We were lucky in that we got to visit the Susa group, which are apparently the descendants of the group of gorillas that Dian Fossey lived with. It’s also the largest group and hardest to get to. On our three-week journey through Africa everyone we met that had heard anything about gorilla tracking in Rwanda told us that this was the group to see. As such, I made a point of asking our guide to try to make this happen. Upon arrival at the headquarters you are assigned a group and don’t typically get to pick and choose. He returned my question by asking if we were fit because it is hard work. We assured him we were capable with a couple nervous sideways glances.
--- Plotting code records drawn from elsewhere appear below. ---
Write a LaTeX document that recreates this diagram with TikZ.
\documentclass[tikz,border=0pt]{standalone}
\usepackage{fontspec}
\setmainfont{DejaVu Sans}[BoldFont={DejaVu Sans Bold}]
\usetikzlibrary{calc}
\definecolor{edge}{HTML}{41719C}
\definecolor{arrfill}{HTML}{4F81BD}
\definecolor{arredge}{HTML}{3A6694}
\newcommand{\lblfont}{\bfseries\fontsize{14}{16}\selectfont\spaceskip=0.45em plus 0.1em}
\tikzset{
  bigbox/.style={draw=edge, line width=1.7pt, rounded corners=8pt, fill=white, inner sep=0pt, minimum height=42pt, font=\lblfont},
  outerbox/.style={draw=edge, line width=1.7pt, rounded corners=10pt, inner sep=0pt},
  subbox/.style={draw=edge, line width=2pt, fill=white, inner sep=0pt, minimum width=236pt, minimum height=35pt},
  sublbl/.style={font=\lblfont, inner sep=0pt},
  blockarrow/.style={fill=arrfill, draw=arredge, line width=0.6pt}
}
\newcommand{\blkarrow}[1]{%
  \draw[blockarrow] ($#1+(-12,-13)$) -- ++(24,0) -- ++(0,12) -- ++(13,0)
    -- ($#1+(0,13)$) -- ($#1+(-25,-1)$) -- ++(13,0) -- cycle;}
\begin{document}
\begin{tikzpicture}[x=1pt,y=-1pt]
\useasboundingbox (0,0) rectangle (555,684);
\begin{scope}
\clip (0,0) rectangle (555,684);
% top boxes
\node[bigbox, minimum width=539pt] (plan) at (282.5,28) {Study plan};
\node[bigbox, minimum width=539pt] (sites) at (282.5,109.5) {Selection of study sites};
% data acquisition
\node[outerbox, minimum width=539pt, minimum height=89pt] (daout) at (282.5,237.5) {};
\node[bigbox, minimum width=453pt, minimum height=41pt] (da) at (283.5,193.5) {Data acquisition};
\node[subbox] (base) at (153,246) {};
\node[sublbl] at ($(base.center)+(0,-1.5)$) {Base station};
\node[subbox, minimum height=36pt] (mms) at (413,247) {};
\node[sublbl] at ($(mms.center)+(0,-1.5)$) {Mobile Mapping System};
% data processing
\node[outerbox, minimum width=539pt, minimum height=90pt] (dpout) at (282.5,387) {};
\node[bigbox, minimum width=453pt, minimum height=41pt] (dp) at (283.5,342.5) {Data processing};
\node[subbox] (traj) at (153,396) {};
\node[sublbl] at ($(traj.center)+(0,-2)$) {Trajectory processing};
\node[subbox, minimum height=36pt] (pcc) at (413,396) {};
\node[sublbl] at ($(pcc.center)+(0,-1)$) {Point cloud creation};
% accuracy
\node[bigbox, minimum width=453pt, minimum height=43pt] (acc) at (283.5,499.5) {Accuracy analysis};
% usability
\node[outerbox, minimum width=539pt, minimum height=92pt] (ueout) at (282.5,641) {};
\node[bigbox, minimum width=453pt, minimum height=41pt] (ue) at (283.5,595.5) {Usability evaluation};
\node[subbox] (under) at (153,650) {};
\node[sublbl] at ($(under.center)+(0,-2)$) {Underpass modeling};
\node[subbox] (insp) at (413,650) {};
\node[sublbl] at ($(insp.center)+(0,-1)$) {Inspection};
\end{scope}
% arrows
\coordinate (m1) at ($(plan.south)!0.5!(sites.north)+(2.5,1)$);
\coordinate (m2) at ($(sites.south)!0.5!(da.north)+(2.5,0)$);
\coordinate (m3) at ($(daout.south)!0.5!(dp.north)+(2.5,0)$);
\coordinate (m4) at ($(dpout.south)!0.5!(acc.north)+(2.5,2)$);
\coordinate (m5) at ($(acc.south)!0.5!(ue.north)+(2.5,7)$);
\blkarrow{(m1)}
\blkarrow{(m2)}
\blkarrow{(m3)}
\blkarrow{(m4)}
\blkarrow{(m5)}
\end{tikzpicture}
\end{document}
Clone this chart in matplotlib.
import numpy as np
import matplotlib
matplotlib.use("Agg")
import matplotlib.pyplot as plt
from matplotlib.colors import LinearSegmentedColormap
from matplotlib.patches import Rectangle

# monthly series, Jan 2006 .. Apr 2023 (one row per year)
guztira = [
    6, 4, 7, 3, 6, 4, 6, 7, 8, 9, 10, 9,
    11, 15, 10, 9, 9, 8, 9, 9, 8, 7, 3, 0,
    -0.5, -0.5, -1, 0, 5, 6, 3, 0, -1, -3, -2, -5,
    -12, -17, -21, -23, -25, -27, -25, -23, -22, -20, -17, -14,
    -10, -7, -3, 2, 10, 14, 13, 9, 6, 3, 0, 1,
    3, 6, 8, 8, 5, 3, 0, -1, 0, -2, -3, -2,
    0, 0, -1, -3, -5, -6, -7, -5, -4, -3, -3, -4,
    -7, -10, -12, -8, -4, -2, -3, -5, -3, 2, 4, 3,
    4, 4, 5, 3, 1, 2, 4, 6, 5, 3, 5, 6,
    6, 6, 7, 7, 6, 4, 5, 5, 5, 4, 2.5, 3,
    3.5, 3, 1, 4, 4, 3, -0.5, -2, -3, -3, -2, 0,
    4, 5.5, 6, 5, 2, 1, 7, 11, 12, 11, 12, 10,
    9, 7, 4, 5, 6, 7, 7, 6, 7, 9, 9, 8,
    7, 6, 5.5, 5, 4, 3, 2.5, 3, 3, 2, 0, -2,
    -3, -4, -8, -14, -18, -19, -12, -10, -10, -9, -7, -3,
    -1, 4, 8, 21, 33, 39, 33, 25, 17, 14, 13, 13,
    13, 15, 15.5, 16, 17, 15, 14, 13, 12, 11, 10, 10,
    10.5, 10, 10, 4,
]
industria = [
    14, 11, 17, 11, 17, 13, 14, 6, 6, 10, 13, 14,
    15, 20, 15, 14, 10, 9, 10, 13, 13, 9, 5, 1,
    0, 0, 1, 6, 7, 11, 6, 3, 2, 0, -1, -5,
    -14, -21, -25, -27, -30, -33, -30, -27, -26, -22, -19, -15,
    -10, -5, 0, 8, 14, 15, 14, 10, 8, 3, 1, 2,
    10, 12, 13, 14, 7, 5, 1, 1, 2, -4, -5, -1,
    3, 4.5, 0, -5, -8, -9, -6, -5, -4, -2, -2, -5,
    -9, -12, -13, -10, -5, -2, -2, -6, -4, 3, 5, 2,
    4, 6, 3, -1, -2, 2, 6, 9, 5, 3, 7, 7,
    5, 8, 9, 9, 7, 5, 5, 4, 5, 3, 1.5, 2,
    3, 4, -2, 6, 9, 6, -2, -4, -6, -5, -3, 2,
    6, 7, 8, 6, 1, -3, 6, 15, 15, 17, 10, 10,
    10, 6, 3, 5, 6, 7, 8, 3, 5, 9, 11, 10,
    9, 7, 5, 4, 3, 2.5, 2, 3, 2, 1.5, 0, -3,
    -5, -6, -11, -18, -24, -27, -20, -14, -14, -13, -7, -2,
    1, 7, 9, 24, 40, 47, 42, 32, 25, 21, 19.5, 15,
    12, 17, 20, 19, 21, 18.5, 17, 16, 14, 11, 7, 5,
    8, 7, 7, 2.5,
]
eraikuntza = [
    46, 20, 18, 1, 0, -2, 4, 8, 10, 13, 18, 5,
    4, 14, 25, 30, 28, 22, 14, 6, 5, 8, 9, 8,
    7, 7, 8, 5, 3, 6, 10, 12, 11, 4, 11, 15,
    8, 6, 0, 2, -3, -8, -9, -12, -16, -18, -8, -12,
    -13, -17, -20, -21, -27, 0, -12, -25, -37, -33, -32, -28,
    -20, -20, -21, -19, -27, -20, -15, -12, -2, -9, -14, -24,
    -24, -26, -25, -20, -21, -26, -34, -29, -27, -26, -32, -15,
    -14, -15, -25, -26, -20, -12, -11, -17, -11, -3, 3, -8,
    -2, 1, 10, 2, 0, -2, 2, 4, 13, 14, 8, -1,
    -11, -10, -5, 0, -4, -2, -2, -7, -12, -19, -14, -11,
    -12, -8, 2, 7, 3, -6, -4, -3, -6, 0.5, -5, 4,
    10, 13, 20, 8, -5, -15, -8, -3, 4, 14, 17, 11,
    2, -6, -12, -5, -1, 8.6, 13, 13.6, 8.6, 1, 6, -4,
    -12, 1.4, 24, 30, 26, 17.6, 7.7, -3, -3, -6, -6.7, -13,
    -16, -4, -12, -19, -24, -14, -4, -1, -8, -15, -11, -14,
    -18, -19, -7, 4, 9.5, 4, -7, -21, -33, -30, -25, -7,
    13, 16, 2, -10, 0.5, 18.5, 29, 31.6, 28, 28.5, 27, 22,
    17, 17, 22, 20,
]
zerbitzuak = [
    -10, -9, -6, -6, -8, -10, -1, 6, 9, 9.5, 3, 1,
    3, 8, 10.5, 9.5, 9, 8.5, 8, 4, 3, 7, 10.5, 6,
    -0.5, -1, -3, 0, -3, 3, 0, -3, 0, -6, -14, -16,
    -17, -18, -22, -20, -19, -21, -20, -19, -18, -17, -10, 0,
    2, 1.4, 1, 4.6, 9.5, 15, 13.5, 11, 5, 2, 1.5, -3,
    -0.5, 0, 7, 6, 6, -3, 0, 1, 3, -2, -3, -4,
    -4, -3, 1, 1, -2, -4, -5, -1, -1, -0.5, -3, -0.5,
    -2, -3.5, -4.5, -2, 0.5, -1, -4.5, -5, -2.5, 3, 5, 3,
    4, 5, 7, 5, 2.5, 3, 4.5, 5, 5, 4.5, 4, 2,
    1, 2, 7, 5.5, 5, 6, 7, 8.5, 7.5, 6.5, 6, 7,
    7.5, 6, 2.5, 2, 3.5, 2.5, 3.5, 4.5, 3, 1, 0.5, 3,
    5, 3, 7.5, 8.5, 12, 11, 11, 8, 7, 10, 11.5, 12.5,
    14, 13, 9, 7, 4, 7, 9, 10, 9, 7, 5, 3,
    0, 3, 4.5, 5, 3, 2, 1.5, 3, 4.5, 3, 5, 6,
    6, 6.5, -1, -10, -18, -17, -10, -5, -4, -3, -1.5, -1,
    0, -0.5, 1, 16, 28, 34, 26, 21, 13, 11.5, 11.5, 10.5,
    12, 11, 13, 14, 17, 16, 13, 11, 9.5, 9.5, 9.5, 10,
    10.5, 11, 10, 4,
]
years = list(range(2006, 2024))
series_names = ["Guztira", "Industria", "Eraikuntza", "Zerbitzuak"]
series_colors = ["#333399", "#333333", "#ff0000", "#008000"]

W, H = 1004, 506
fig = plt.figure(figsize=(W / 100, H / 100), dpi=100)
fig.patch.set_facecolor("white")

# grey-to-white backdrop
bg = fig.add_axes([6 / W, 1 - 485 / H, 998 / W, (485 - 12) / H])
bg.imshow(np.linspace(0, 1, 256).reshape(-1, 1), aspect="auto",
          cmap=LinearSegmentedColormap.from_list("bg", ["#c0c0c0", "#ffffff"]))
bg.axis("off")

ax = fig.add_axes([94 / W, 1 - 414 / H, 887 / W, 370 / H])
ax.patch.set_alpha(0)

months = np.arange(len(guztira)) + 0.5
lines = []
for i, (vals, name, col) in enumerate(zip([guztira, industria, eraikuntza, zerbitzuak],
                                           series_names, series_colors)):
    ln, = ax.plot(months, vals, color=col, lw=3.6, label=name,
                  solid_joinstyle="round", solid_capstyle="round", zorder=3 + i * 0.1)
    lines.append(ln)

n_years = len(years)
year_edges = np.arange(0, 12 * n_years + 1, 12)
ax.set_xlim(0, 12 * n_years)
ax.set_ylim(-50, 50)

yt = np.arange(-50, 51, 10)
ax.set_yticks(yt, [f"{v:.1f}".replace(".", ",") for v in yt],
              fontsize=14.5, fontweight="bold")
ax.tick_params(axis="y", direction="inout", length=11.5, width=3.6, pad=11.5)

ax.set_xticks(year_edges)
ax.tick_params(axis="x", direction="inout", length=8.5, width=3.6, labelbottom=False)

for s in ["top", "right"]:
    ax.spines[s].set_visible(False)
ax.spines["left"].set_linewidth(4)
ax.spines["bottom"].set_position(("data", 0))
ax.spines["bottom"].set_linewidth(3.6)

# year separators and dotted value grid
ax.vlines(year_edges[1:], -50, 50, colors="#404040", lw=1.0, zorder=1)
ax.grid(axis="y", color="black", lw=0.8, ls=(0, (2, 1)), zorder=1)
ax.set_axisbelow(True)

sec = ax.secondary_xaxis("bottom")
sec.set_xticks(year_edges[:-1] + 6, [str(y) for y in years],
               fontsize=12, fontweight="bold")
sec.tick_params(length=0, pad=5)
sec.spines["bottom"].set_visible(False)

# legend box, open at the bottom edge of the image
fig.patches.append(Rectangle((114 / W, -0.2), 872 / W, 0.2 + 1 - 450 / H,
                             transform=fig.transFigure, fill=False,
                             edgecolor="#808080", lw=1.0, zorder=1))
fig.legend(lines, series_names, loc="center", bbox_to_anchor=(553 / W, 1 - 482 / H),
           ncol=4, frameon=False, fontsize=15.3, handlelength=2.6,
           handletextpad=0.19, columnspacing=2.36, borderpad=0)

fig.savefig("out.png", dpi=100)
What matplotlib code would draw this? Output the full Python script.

He agreed to try to arrange this but couldn’t make any guarantees.

He was correct, the walk up was tough but really made the experience all the better. Rwanda is a beautiful country, lush and green everywhere. It seems like every inch of ground outside of the national parks is farmed. Our walk took three hours and was straight up the side of a volcano. The first half of this was through farmland planted with potatoes and flowers that looked like daisies. Our guides informed us that they’re used to make insect repellent. The second half was through thick vegetation with the man in front using a machete to widen the path. The hike was an experience in itself and I intend to share a few pictures from our ascent in the future. Of course, I also have lots of gorilla photos I’ll be spreading out over the months ahead.

I’m working on adding some additional pages to the site including photography and travel tips.

Mountain gorilla of the Susa group in Rwanda locking eyes with the photographer.

 

Dec 272011
 

The Victoria Falls are incredible. My friends and I were inspired to plan our recent trip to Africa, which included Cape Town, Zambia and Rwanda by a viral e-mail we received showing pictures of people swimming in the Devil’s Pool at the top of the falls. In order to do this we needed to visit during the low water season. The benefit of going in this season extends beyond swimming in the Devil’s pool. As a result of the low water we were able to walk across the top of the falls – providing multiple photo opportunities. That being said I do feel a need to return at high water to get the full experience of the Mosi-oa-Tunya (the native name for the falls meaning “the smoke that thunders”).

The below picture was taken on my second visit to the falls and left me with a huge adrenaline rush. I’m not a big fan of heights, and certainly not the 108 meter drop I was facing here. Still I decided that I needed to lower myself down onto this outcropping of rock to photograph this portion of the falls, which I believe is called the angel falls. Once reaching the ledge I stayed seated, gradually edging closer and closer to the edge, sliding my camera, and tripod ahead of me. The most nerve racking part was taking my lens cap off, I had already dropped a lens cap at the top of the falls on my first visit. It rolled within a foot of the edge – a very tense moment for me. I would not have been allowed this leeway with the spot I was in here. In hindsight, I really should have taken off all my loose bits and secured them before moving out to the edge.

In the middle of the picture you can see the area called the boiling pot. I’ll be posting another picture of this area in the near future. It’s from just below this point in the river where rafting trips start, on the category 5 rapids of the middle Zambezi.

View from the edge of Victoria Falls, Zambia during low water season showing the boiling pot of churning water next to angels armchair.